Problem requirements:
For this exercise, repeat all of the material verbatim apart from its images.

Supplied records:
┌──

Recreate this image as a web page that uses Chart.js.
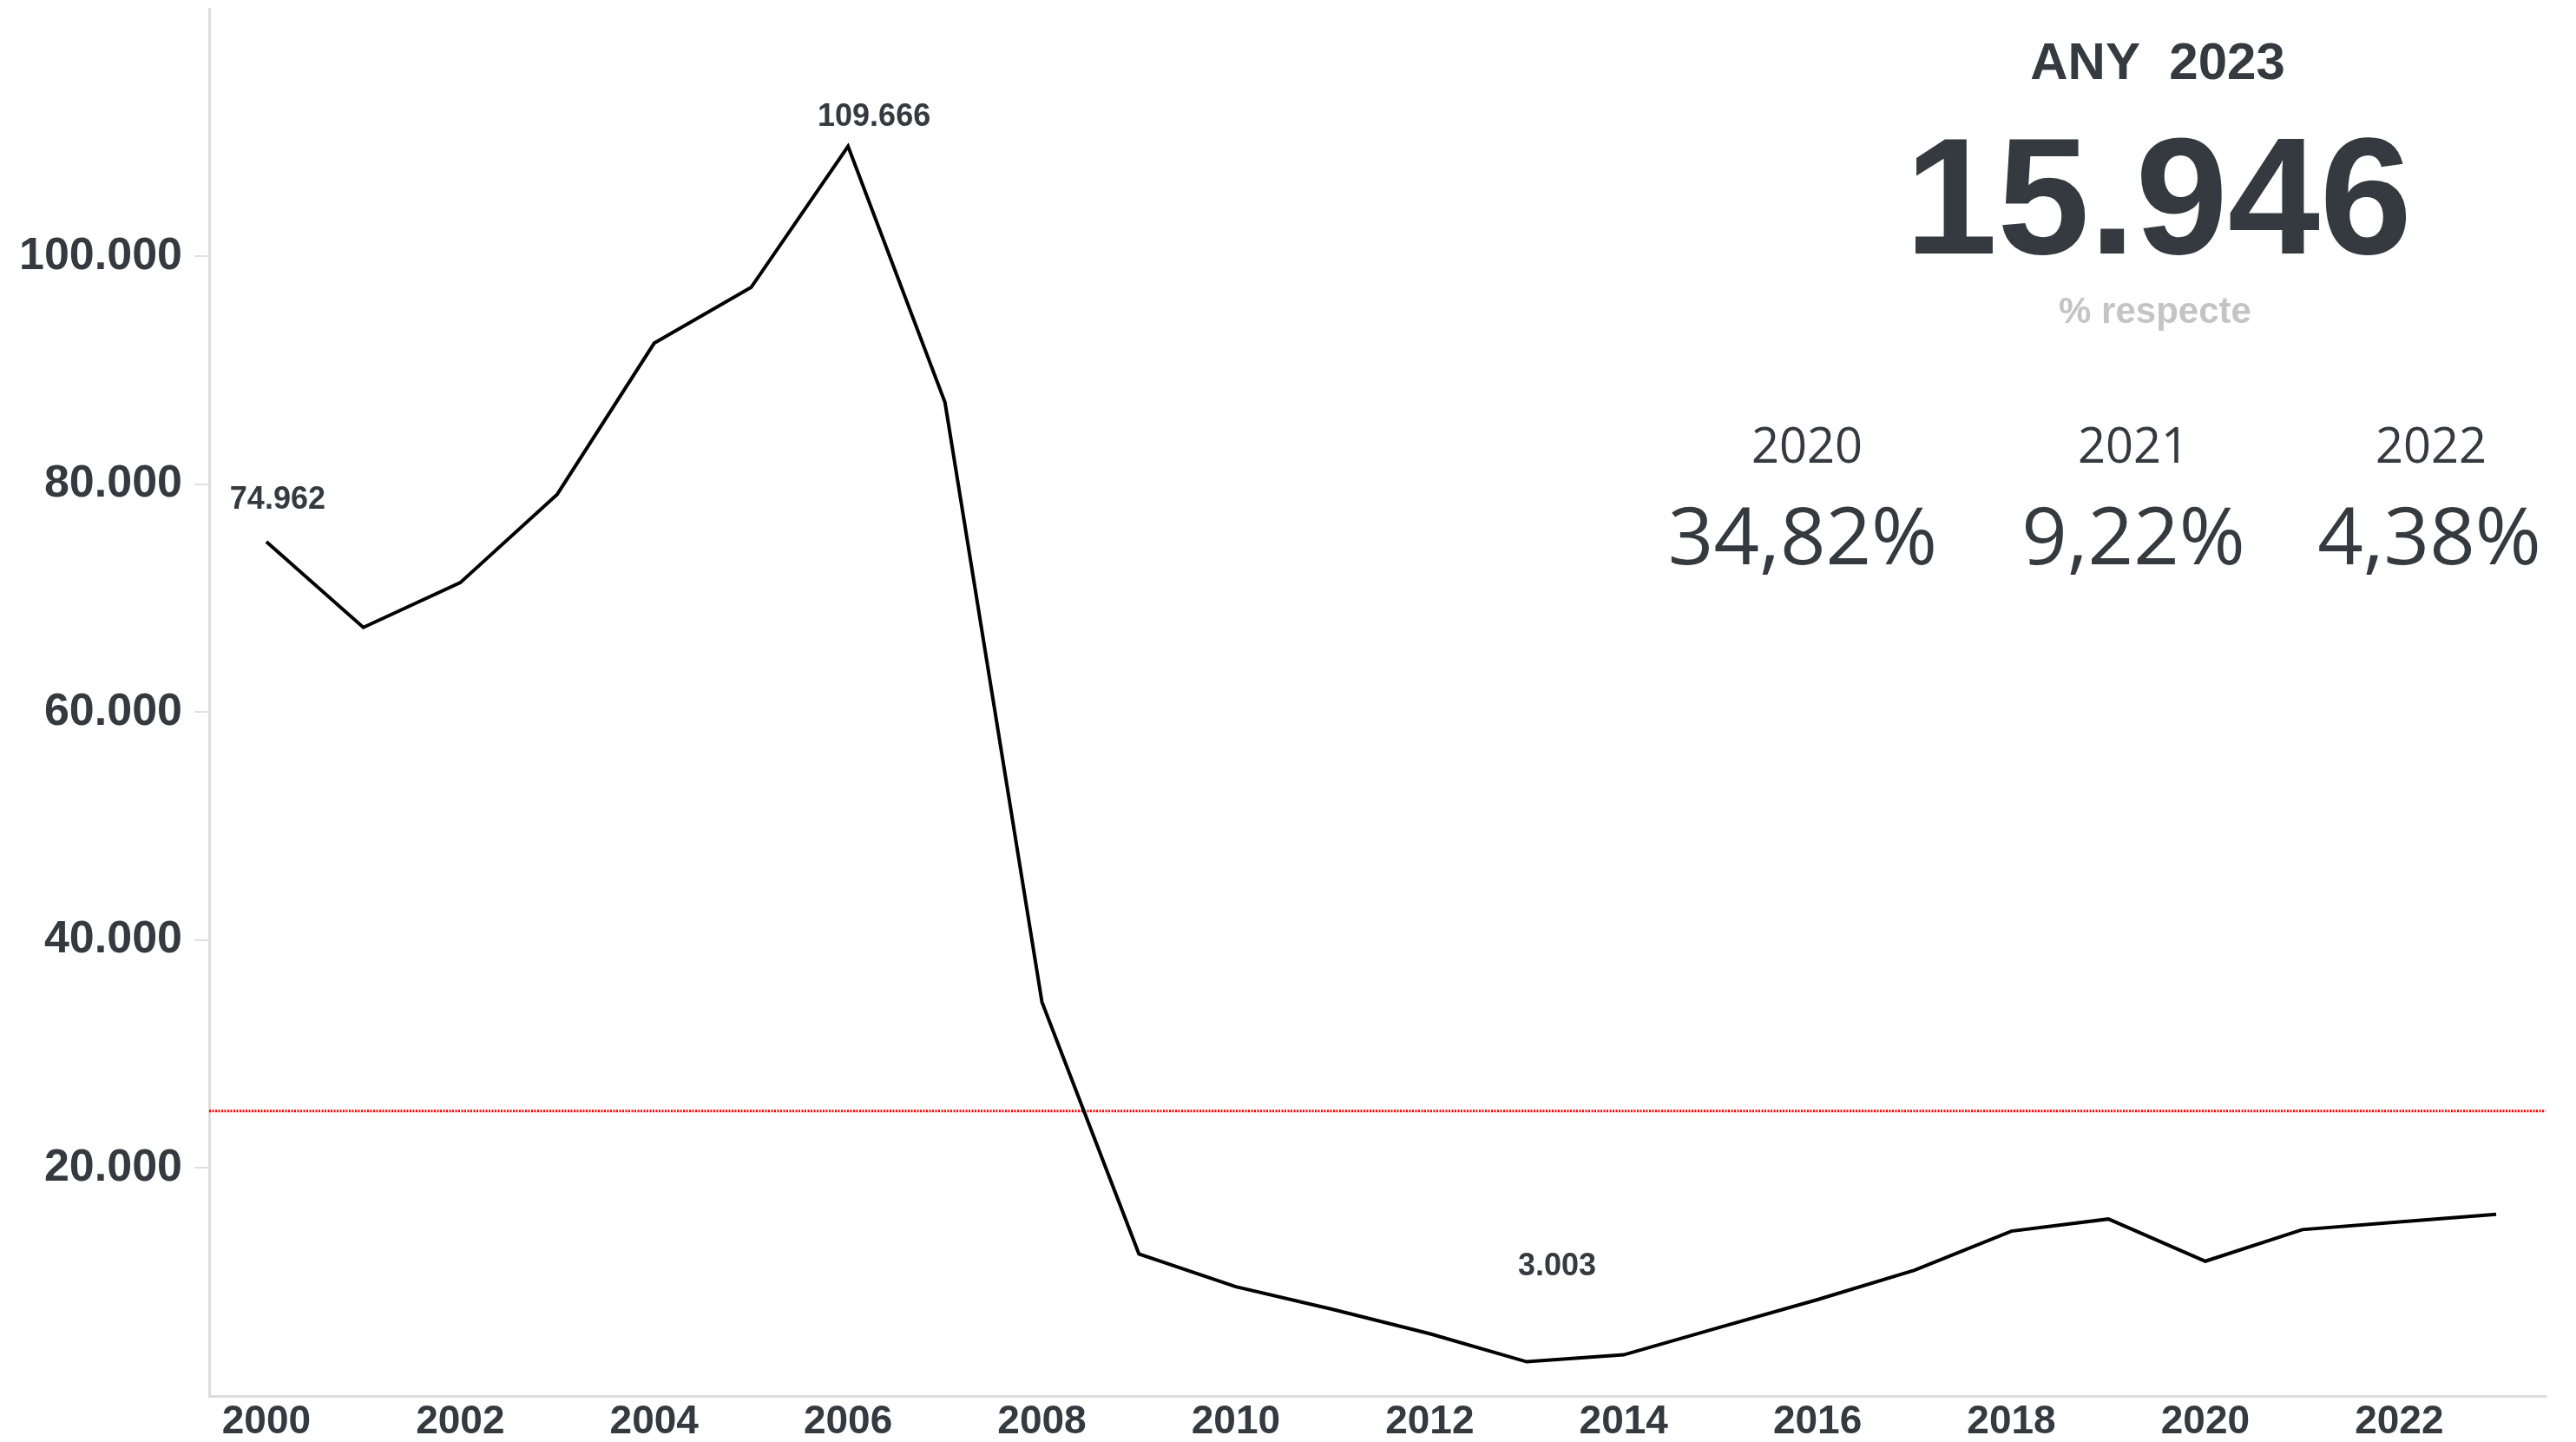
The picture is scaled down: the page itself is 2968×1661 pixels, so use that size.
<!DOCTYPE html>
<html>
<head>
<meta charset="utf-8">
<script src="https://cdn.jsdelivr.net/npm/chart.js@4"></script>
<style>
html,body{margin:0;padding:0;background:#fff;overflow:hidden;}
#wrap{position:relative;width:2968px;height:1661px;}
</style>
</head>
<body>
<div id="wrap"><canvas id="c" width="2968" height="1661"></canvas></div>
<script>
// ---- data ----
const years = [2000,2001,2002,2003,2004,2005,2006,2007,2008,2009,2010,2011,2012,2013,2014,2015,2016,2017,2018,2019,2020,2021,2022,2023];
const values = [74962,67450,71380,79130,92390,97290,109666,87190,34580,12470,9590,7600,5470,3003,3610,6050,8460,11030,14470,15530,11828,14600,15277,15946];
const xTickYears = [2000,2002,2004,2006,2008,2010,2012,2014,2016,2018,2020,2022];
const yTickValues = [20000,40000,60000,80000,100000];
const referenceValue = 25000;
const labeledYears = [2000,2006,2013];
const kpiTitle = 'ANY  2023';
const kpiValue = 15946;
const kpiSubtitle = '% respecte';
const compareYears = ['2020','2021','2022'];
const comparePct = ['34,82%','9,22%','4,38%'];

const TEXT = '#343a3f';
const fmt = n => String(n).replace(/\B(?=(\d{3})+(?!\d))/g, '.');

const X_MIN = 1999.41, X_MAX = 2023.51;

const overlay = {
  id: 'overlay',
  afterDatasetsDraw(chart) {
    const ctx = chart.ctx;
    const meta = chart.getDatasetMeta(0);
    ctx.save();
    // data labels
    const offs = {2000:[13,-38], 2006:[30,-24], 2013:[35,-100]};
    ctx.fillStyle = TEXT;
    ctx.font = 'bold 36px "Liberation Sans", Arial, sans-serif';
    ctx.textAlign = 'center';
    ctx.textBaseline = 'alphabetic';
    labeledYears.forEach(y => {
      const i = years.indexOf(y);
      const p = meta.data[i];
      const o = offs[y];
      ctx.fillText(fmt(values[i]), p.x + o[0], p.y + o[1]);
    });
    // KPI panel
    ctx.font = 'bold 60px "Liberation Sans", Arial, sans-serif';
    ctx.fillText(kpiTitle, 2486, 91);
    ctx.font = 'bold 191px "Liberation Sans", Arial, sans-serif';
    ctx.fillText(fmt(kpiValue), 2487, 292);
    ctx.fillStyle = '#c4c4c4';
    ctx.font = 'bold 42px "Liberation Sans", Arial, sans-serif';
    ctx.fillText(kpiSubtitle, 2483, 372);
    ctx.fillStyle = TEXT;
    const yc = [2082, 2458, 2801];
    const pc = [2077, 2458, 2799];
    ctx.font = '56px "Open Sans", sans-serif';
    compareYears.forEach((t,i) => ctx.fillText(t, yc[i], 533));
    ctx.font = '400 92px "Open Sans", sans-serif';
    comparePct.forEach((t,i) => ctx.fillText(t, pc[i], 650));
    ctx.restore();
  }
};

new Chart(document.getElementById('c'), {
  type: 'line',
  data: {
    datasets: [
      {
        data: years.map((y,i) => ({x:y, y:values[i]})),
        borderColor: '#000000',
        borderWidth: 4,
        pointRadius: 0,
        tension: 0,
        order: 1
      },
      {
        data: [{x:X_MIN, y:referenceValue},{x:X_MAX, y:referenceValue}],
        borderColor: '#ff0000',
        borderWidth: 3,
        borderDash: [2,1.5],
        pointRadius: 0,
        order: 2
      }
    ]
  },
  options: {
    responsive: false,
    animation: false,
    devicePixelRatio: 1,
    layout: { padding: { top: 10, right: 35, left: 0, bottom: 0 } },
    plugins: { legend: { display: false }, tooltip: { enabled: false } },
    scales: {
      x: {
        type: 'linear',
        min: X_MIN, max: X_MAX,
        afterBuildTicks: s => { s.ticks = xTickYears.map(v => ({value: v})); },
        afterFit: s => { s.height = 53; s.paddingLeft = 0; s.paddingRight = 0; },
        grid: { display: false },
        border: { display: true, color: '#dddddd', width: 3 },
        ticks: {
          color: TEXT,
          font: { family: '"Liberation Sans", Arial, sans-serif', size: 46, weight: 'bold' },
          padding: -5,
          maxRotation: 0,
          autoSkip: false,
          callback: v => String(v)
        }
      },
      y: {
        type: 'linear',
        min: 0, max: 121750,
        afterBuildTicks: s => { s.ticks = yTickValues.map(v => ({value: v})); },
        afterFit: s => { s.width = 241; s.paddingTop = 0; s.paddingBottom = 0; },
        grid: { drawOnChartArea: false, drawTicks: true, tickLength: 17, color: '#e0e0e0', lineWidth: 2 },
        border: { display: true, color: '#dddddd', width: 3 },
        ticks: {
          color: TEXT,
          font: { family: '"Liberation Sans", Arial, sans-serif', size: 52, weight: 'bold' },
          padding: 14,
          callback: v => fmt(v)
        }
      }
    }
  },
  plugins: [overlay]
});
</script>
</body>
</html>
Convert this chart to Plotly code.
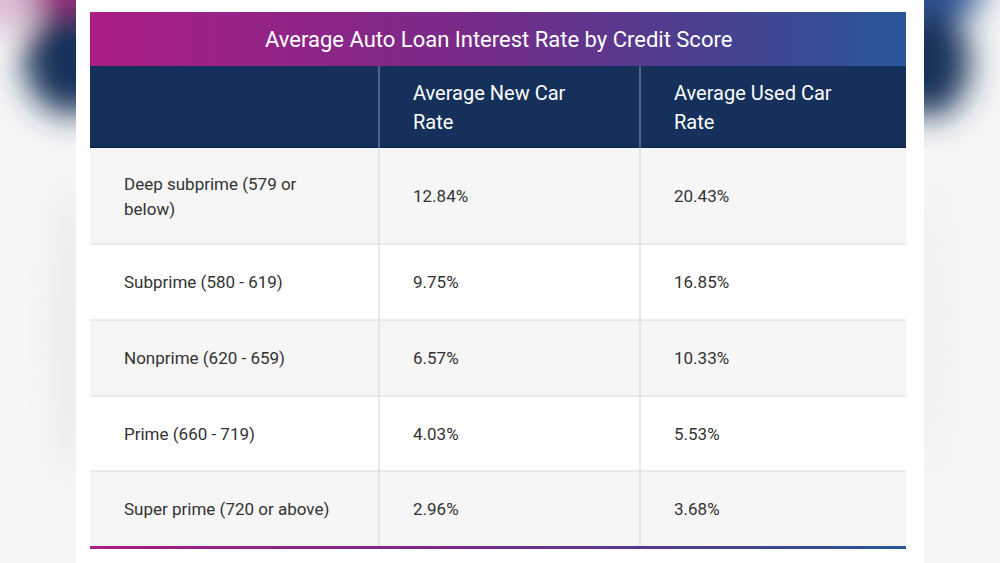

└──

Solution to the problem:
Recreate this image as a web page that uses Chart.js.
The picture is scaled down: the page itself is 2968×1661 pixels, so use that size.
<!DOCTYPE html>
<html>
<head>
<meta charset="utf-8">
<script src="https://cdn.jsdelivr.net/npm/chart.js@4"></script>
<style>
html,body{margin:0;padding:0;background:#fff;overflow:hidden;}
#wrap{position:relative;width:2968px;height:1661px;}
</style>
</head>
<body>
<div id="wrap"><canvas id="c" width="2968" height="1661"></canvas></div>
<script>
// ---- data ----
const years = [2000,2001,2002,2003,2004,2005,2006,2007,2008,2009,2010,2011,2012,2013,2014,2015,2016,2017,2018,2019,2020,2021,2022,2023];
const values = [74962,67450,71380,79130,92390,97290,109666,87190,34580,12470,9590,7600,5470,3003,3610,6050,8460,11030,14470,15530,11828,14600,15277,15946];
const xTickYears = [2000,2002,2004,2006,2008,2010,2012,2014,2016,2018,2020,2022];
const yTickValues = [20000,40000,60000,80000,100000];
const referenceValue = 25000;
const labeledYears = [2000,2006,2013];
const kpiTitle = 'ANY  2023';
const kpiValue = 15946;
const kpiSubtitle = '% respecte';
const compareYears = ['2020','2021','2022'];
const comparePct = ['34,82%','9,22%','4,38%'];

const TEXT = '#343a3f';
const fmt = n => String(n).replace(/\B(?=(\d{3})+(?!\d))/g, '.');

const X_MIN = 1999.41, X_MAX = 2023.51;

const overlay = {
  id: 'overlay',
  afterDatasetsDraw(chart) {
    const ctx = chart.ctx;
    const meta = chart.getDatasetMeta(0);
    ctx.save();
    // data labels
    const offs = {2000:[13,-38], 2006:[30,-24], 2013:[35,-100]};
    ctx.fillStyle = TEXT;
    ctx.font = 'bold 36px "Liberation Sans", Arial, sans-serif';
    ctx.textAlign = 'center';
    ctx.textBaseline = 'alphabetic';
    labeledYears.forEach(y => {
      const i = years.indexOf(y);
      const p = meta.data[i];
      const o = offs[y];
      ctx.fillText(fmt(values[i]), p.x + o[0], p.y + o[1]);
    });
    // KPI panel
    ctx.font = 'bold 60px "Liberation Sans", Arial, sans-serif';
    ctx.fillText(kpiTitle, 2486, 91);
    ctx.font = 'bold 191px "Liberation Sans", Arial, sans-serif';
    ctx.fillText(fmt(kpiValue), 2487, 292);
    ctx.fillStyle = '#c4c4c4';
    ctx.font = 'bold 42px "Liberation Sans", Arial, sans-serif';
    ctx.fillText(kpiSubtitle, 2483, 372);
    ctx.fillStyle = TEXT;
    const yc = [2082, 2458, 2801];
    const pc = [2077, 2458, 2799];
    ctx.font = '56px "Open Sans", sans-serif';
    compareYears.forEach((t,i) => ctx.fillText(t, yc[i], 533));
    ctx.font = '400 92px "Open Sans", sans-serif';
    comparePct.forEach((t,i) => ctx.fillText(t, pc[i], 650));
    ctx.restore();
  }
};

new Chart(document.getElementById('c'), {
  type: 'line',
  data: {
    datasets: [
      {
        data: years.map((y,i) => ({x:y, y:values[i]})),
        borderColor: '#000000',
        borderWidth: 4,
        pointRadius: 0,
        tension: 0,
        order: 1
      },
      {
        data: [{x:X_MIN, y:referenceValue},{x:X_MAX, y:referenceValue}],
        borderColor: '#ff0000',
        borderWidth: 3,
        borderDash: [2,1.5],
        pointRadius: 0,
        order: 2
      }
    ]
  },
  options: {
    responsive: false,
    animation: false,
    devicePixelRatio: 1,
    layout: { padding: { top: 10, right: 35, left: 0, bottom: 0 } },
    plugins: { legend: { display: false }, tooltip: { enabled: false } },
    scales: {
      x: {
        type: 'linear',
        min: X_MIN, max: X_MAX,
        afterBuildTicks: s => { s.ticks = xTickYears.map(v => ({value: v})); },
        afterFit: s => { s.height = 53; s.paddingLeft = 0; s.paddingRight = 0; },
        grid: { display: false },
        border: { display: true, color: '#dddddd', width: 3 },
        ticks: {
          color: TEXT,
          font: { family: '"Liberation Sans", Arial, sans-serif', size: 46, weight: 'bold' },
          padding: -5,
          maxRotation: 0,
          autoSkip: false,
          callback: v => String(v)
        }
      },
      y: {
        type: 'linear',
        min: 0, max: 121750,
        afterBuildTicks: s => { s.ticks = yTickValues.map(v => ({value: v})); },
        afterFit: s => { s.width = 241; s.paddingTop = 0; s.paddingBottom = 0; },
        grid: { drawOnChartArea: false, drawTicks: true, tickLength: 17, color: '#e0e0e0', lineWidth: 2 },
        border: { display: true, color: '#dddddd', width: 3 },
        ticks: {
          color: TEXT,
          font: { family: '"Liberation Sans", Arial, sans-serif', size: 52, weight: 'bold' },
          padding: 14,
          callback: v => fmt(v)
        }
      }
    }
  },
  plugins: [overlay]
});
</script>
</body>
</html>
Convert this chart to Plotly code.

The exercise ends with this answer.